To engage with a fiction is to imagine what is fictional; when the actor on stage steps forward and says “Ecoutez: comment etes-vous appele?,” one imagines that an English boy says these words. But to engage with a fiction is to do more than just imagine a bunch of people and events. It is also to imagine responding to these imagined people and events. Some responses are intellectual: if you, like me (and Pistol), know no French, you might imagine wondering what the boy has said. Other responses are emotional: you might imagine fearing for the boy’s—or the French soldier’s—safety, you might imagine admiring the boy’s courage, and—especially having imagined the boy’s many adventures up to this point—you might imagine an affection for the boy growing within you. These responses can snowball, and bounce from one kind to another. In reality, loving someone generates curiosity about them: falling in love, you find yourself wanting to know things about your beloved that other people might think silly or too small to care about. Imagining loving someone (even a fictional character) is no different. This means—and here is the turn—that if imagining loving the boy is an appropriate response to Henry V, and the example of Ellen Terry proves that it is, then so also is a curiosity, borne, like Terry’s, of (imagined) affection, about everything that concerns the boy. If L. C. Knights thought that this curiosity exhibited a defect in one’s response to the play, a kind of over-zealousness in one's imagination, in fact the defect is in his pinched and cramped emotional range.1
The rest is simple. If (as just argued) it is okay to (imagine) wondering how the boy learned French, then it must make sense to imagine wondering this. But it only makes sense to wonder about questions that have answers. If none of the possible answers to Q are true (as none of “the National League killed the designated-hitter rule on …” are true), then you are doing something wrong in wondering whether Q. What goes for real wondering about reality goes also, I presume, for imagined wondering about fictional worlds: if none of the possible answers to a question Q about a story-world are true-in-the-story, then you are doing something wrong in imagining wondering Q. Since (again) it is okay to imagine wondering how the boy learned French—since this can be part of an appropriate response to the play—it follows that the question of how the boy learned French must have an answer, even if no one does, or can, know what it is.

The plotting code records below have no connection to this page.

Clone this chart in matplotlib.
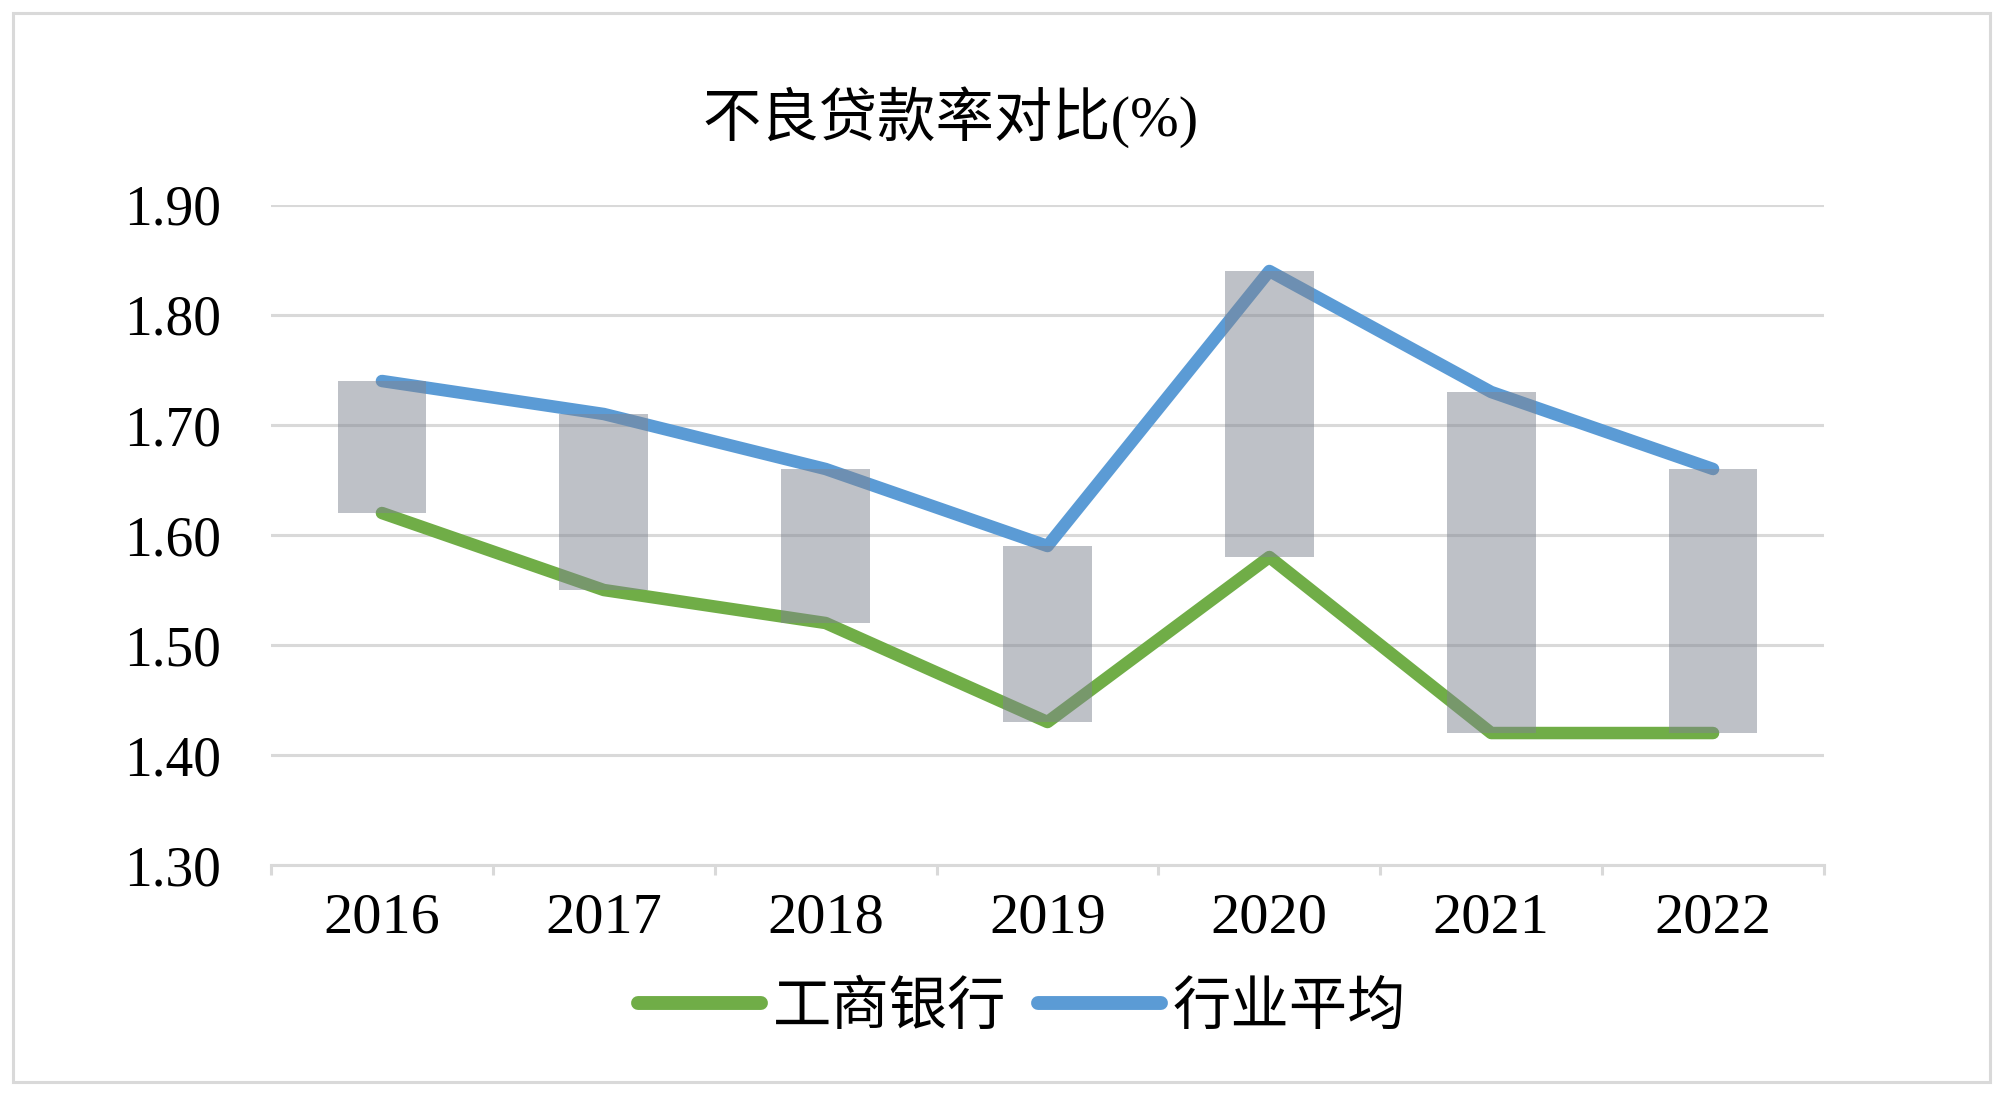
import numpy as np
import matplotlib.pyplot as plt
from matplotlib.patches import Rectangle

# données
years = ['2016', '2017', '2018', '2019', '2020', '2021', '2022']
icbc = [1.62, 1.55, 1.52, 1.43, 1.58, 1.42, 1.42]
industry = [1.74, 1.71, 1.66, 1.59, 1.84, 1.73, 1.66]

serif = ['Liberation Serif', 'Noto Sans CJK SC']
sans = ['Noto Sans CJK SC', 'DejaVu Sans']

fig = plt.figure(figsize=(20, 10.95), dpi=100)
ax = fig.add_axes([0.1355, 0.21, 0.912 - 0.1355, 0.8128 - 0.21])

x = np.arange(len(years))
ax.plot(x, icbc, color='#70AD47', lw=9, solid_capstyle='round', label='工商银行', zorder=3)
ax.plot(x, industry, color='#5B9BD5', lw=9, solid_capstyle='round', label='行业平均', zorder=3)

# barres haut-bas (semi-transparentes, au-dessus des courbes)
low = np.minimum(icbc, industry)
high = np.maximum(icbc, industry)
ax.bar(x, high - low, bottom=low, width=0.4, color='#7f8590', alpha=0.5, zorder=4)

ax.set_xlim(-0.5, len(years) - 0.5)
ax.set_ylim(1.3, 1.9)
ax.set_yticks(np.arange(1.3, 1.91, 0.1))
ax.set_yticklabels(['%.2f' % v for v in np.arange(1.3, 1.91, 0.1)], family=serif, fontsize=40)
ax.set_xticks(x)
ax.set_xticklabels(years, family=serif, fontsize=42)
ax.set_xticks(np.arange(-0.5, len(years), 1), minor=True)

ax.grid(axis='y', color='#d9d9d9', lw=2.2, zorder=0)
ax.set_axisbelow(True)
for s in ['top', 'right', 'left']:
    ax.spines[s].set_visible(False)
ax.spines['bottom'].set_color('#d9d9d9')
ax.spines['bottom'].set_linewidth(2.2)
ax.tick_params(axis='y', length=0, pad=36)
ax.tick_params(axis='x', which='major', length=0, pad=20)
ax.tick_params(axis='x', which='minor', length=7, width=2.2, color='#d9d9d9')

fig.text(0.4755, 0.893, '不良贷款率对比(%)', family=serif, fontsize=42, ha='center', va='center')

leg = fig.legend(loc='center', bbox_to_anchor=(0.511, 0.08), ncol=2, frameon=False,
                 prop={'family': sans, 'size': 42}, handlelength=2.1, handletextpad=0.2,
                 columnspacing=0.55)
for h in leg.get_lines():
    h.set_linewidth(10)

# cadre extérieur
fig.patches.append(Rectangle((0.0065, 0.012), 0.9885, 0.976, transform=fig.transFigure,
                             fill=False, edgecolor='#d9d9d9', lw=2.2))

plt.savefig('out.png', dpi=100)
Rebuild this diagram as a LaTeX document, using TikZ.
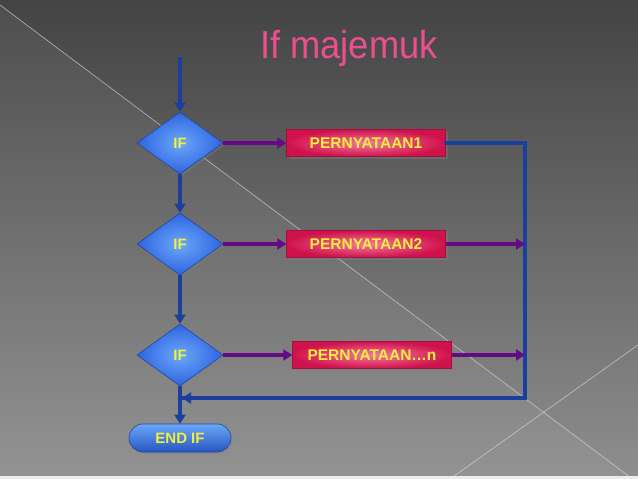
\documentclass[tikz,border=0pt]{standalone}
\usepackage{fontspec}
\setmainfont{Liberation Sans}
\usetikzlibrary{arrows.meta,shapes.geometric,shapes.misc,shadows}
\definecolor{bgtop}{HTML}{444444}
\definecolor{bgbot}{HTML}{8E8E8E}
\definecolor{lbl}{HTML}{F4EE3C}
\definecolor{ttl}{HTML}{EC4F8E}
\definecolor{flowblue}{HTML}{1A3F9C}
\definecolor{flowpurple}{HTML}{650A86}
\definecolor{dinner}{HTML}{6AA8F8}
\definecolor{douter}{HTML}{2F64E2}
\definecolor{rinner}{HTML}{F27A9C}
\definecolor{router}{HTML}{D0124C}
\tikzset{
  decision/.style={diamond, aspect=1.39, minimum width=86pt, minimum height=62pt, inner sep=0pt,
    inner color=dinner, outer color=douter, draw=douter!70!black, line width=0.6pt,
    drop shadow={opacity=0.35, shadow xshift=2pt, shadow yshift=-2pt},
    text=lbl, font=\bfseries\fontsize{15}{15}\selectfont},
  stmt/.style={rectangle, minimum width=159pt, minimum height=27pt, inner sep=0pt,
    inner color=rinner, outer color=router, draw=router!80!black, line width=0.4pt,
    drop shadow={opacity=0.4, shadow xshift=2pt, shadow yshift=-2pt},
    text=lbl, font=\bfseries\fontsize{15.5}{15.5}\selectfont},
  terminal/.style={rounded rectangle, minimum width=102pt, minimum height=28pt, inner sep=0pt,
    top color=dinner, bottom color=douter!85!black, draw=douter!70!black, line width=0.6pt,
    drop shadow={opacity=0.35, shadow xshift=2pt, shadow yshift=-2pt},
    text=lbl, font=\bfseries\fontsize{15}{15}\selectfont},
  vflow/.style={draw=flowblue, line width=3.5pt, -{Triangle[width=11pt,length=9pt]}},
  hflow/.style={draw=flowpurple, line width=3.5pt, -{Triangle[width=11pt,length=9pt]}},
  loopline/.style={draw=flowblue, line width=3.5pt},
  deco/.style={draw=white!75!gray, line width=0.6pt, opacity=0.7}
}
\begin{document}
\begin{tikzpicture}[x=1pt,y=-1pt]
\useasboundingbox (0,0) rectangle (638,479);
\shade[top color=bgtop, bottom color=bgbot] (0,0) rectangle (638,479);
\fill[white, opacity=0.05] (0,5) -- (638,483) -- (0,479) -- cycle;
\draw[deco] (0,5) -- (638,483);
\draw[deco] (450,479) -- (638,345);
\fill[white!85!gray] (0,476) rectangle (638,479);

\node[text=ttl, font=\fontsize{39}{39}\selectfont, xscale=0.93] (title) at (349,48) {If majemuk};

\coordinate (start) at (180,57);
\node[decision] (d1) at (180,143) {IF};
\node[decision] (d2) at (180,244) {IF};
\node[decision] (d3) at (180,355) {IF};
\node[stmt] (r1) at (366,143) {PERNYATAAN1};
\node[stmt] (r2) at (366,244) {PERNYATAAN2};
\node[stmt] (r3) at (372,355) {PERNYATAAN\ldots n};
\node[terminal] (end) at (180,438) {END IF};
\coordinate (c1) at (525,143);
\coordinate (c2) at (525,244);
\coordinate (c3) at (525,355);
\coordinate (c4) at (525,398);
\coordinate (m) at (180,398);

\draw[loopline, line cap=round] (r1.east) -- (c1) -- (c4) -- (m);
\draw[vflow] (c4) -- ([xshift=2pt]m);
\draw[vflow] (start) -- (d1.north);
\draw[vflow] (d1.south) -- (d2.north);
\draw[vflow] (d2.south) -- (d3.north);
\draw[vflow] (d3.south) -- (end.north);
\draw[hflow] (d1.east) -- (r1.west);
\draw[hflow] (d2.east) -- (r2.west);
\draw[hflow] (d3.east) -- (r3.west);
\draw[hflow] (r2.east) -- (c2);
\draw[hflow] (r3.east) -- (c3);
\end{tikzpicture}
\end{document}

The argument generalizes beyond this case. Love rationalizes curiosity, but many other emotions do as well; and indeed curiosity about one thing can rationalize curiosity about another. (Imagining) wondering how Lady Macbeth became so ruthless is a good response to have to Macbeth, and wondering whether her experience as a parent played a role is a sensible extension of this wondering. None of this proves that the worlds of Henry V, or of Macbeth, are complete, but it does, I think, push much farther out the frontiers across which their story-world go all fuzzy.
Okay, this is rhetorical, not based on any real insight into Knights’ character.
You might be right about the metaphysics of stories. But I'm inclined to say that Knight's point was different: literary criticism should not (primarily) aim at discerning what is true and/or knowable in the relevant fictional world. And on that point, I agree with Knight. Obsessing over the question, "What is Hamlet's problem?" is the job of the viewer. The job of the critic is, inter alia, to ask, "Why are viewers so obsessed with the question, 'What is Hamlet's problem'?"